É claro que a morte de Nelson Mandela suscitará o coro de elogios e de evocação de dados biográficos há muito preparados para o efeito. Desses estaremos bem servidos nos jornais, nas televisões e nas redes sociais nos dias que virão.
Eu prefiro recorrer à memória pessoal para recordar as muitas passagens pela África do Sul nos tempos do apartheid, quando ainda era um marinheiro que não perdera as graças do mar.
Na época os sinais da segregação eram mais que evidentes por exemplo quando ia jantar ao Hotel Edwards na Marine Parade e não vislumbrava um único negro a passear na avenida fronteira ao mar. Mesmo nas avenidas largas por onde andava, sentia-se bem a confiança dos brancos, que passeavam, em comparação com a humilhada pressa com que os negros iam transitando entre os seus empregos miseráveis e os bairros de lata dos subúrbios.
Não era fácil encontrar, igualmente, negros no topo da Table Mountain, junto à Cidade do Cabo, aonde só turistas brancos se deleitavam com a vista do oceano e esforçando-se por não procurar no horizonte a Robben Island, onde permanecia preso aquele que era tido como a maior ameaça ao regime dos boers.
Por essa época conheci também um fazendeiro de origem madeirense, que vinha trazer caixas de vistosos pêssegos a bordo em oferta aos oficiais do navio, que lhe retribuíam a atenção com convites para se lhes juntar às refeições na messe, o que constituía para ele a oportunidade de se multiplicar em elogios a si mesmo e à capacidade de ter vindo muito pobre do Funchal e ter construído ali uma fortuna. Um dia, numa dessas refeições causei um súbito silêncio quando o questionei sobre a possibilidade de a África do Sul abandonar aquele tipo de regime dominado pelos brancos. Lembro-me bem como, apesar de se conter pela condição de convidado, me fuzilou com o olhar e disse:
- Se houvesse alguma possibilidade disso mesmo acontecer, nós, os brancos, pegaríamos nas armas e mataríamos quantos pretos fossem necessários para que isso não ocorresse!
Mal sabia ele que, anos depois, se tornaria notícia nos telejornais e pelos piores motivos, já que seria um dos emigrantes portugueses assassinados numa das frutarias, que possuía ali no Cabo, quando Mandela já se tornara no primeiro Presidente negro daquele grande país!
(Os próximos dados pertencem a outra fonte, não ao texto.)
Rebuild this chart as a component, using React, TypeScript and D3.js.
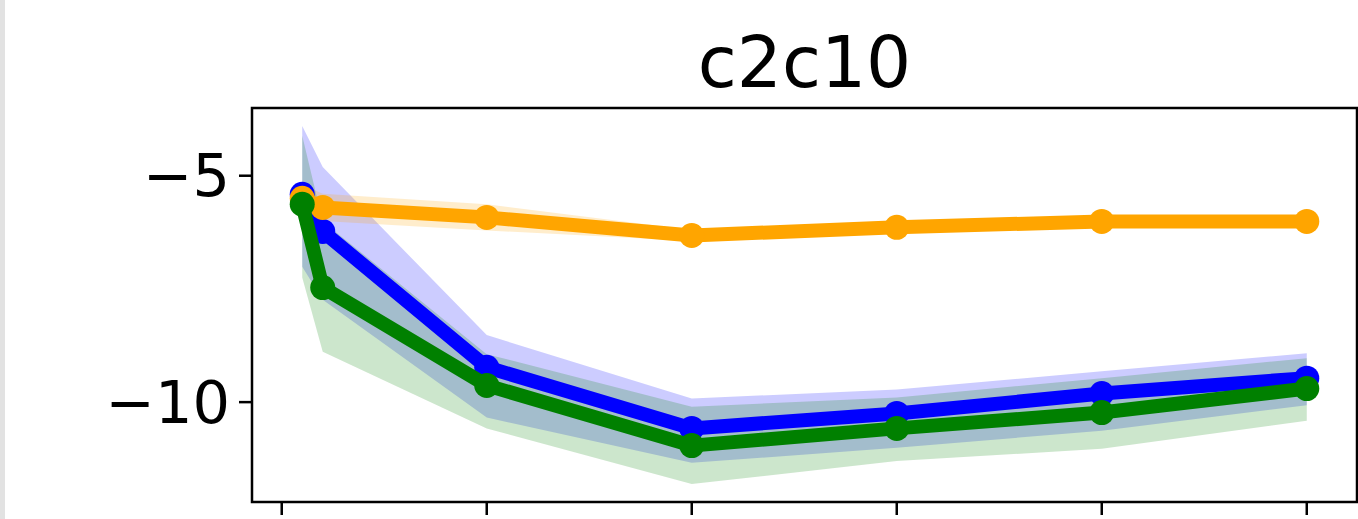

Mas a pergunta feita a esse emigrante, também a repeti a outrem, de raça branca ou indiana, e a resposta era sempre a mesma. Uma África do Sul em que cada pessoa, independentemente da cor, contaria como um voto em eleições livres, seria algo de inimaginável. Pelo menos para quem julgava a História passível de se cristalizar num momento do tempo, que jamais dali evoluiria. Porque, fosse com Mandela na sua cela, fosse com muitos outros seus companheiros de luta, dentro ou fora da África do Sul, a hora da libertação acabaria por chegar.
E, quando isso ocorreu, o previsto banho de sangue, que uns prometiam lançar e outros temiam sofrer, não se verificou. Graças às palavras sensatas de um homem, que tivera paciência suficiente para sofrer os custos da sua luta e tomar as rédeas da revolução com a sapiência de quem conhecia os riscos de proceder de outra forma, que não aquela por que porfiou.
É claro que, a exemplo do sucedido com aquele emigrante madeirense, surgiram alguns danos colaterais. Mas convenhamos que bem poucos foram em comparação com o que se julgou poder tornar-se numa guerra civil transformada em carnificina.